Cymbeline, King of Britain Genre

Tragicomedy

Cymbeline is often called a "problem play" because it defies traditional categories of genre. Many Shakespeare critics settle on calling it a "tragicomedy" since the first three acts of the play feel like mini-tragedy, while the play's second half feels like a comedy.

In the first three acts, Imogen and Posthumus are separated and torn apart by Cymbeline, the Queen, Cloten, and Iachimo. There's a murder plot (or two or three) and a kidnapping. It seems like the whole thing is doomed by the time Imogen herself "dies," yet, Cymbeline, unlike Shakespeare's full-out tragedies, has a happy ending: families are reconciled, a couple is reunited, and order is restored between the kingdoms.

Plus, only the evil characters (Queen and Cloten) actually die. It's like Shakespeare is punishing the mean characters and giving the good ones happier endings. As anyone who has a read Hamlet or King Lear knows, this is not how things go down in a Shakespearean tragedy. There, good characters are knocked off like flies, and some of the evil characters live to see many more days.

Romance and Fairy Tale

Many critics also refer to Cymbeline as a "romance"—and we're not talking about supermarket novels with steamy couples rolling around in the sand.

Shakespeare's "romance" plays (Cymbeline, The Winter's Tale, Pericles, and The Tempest) were all written at the end of his career and involve the following features: loss and recovery (think of Guiderius, Arviragus, and Imogen all being found and revealed), a wandering journey (think of Posthumus's travels to Rome and back, and Imogen's journey in the woods), and elements of magic and the fantastic (think of Imogen's fake death and Jupiter's random visit to the jail with Posthumus's ghost family).

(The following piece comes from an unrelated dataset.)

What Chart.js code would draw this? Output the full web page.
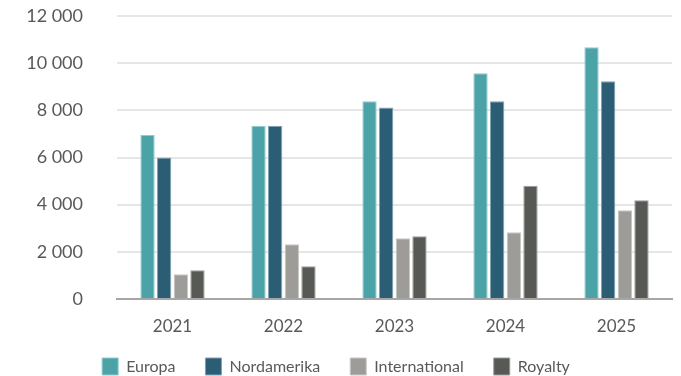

If you're thinking that all of this sounds a lot like a fairy tale, you're absolutely right—fairy tales, which are notorious for being purposely implausible and fantastical, share a lot in common with "romance" stories. The point isn't realism: these stories are symbolic and archetypal. It's like they're showing us a different kind of reality to help us see new aspects of our everyday reality.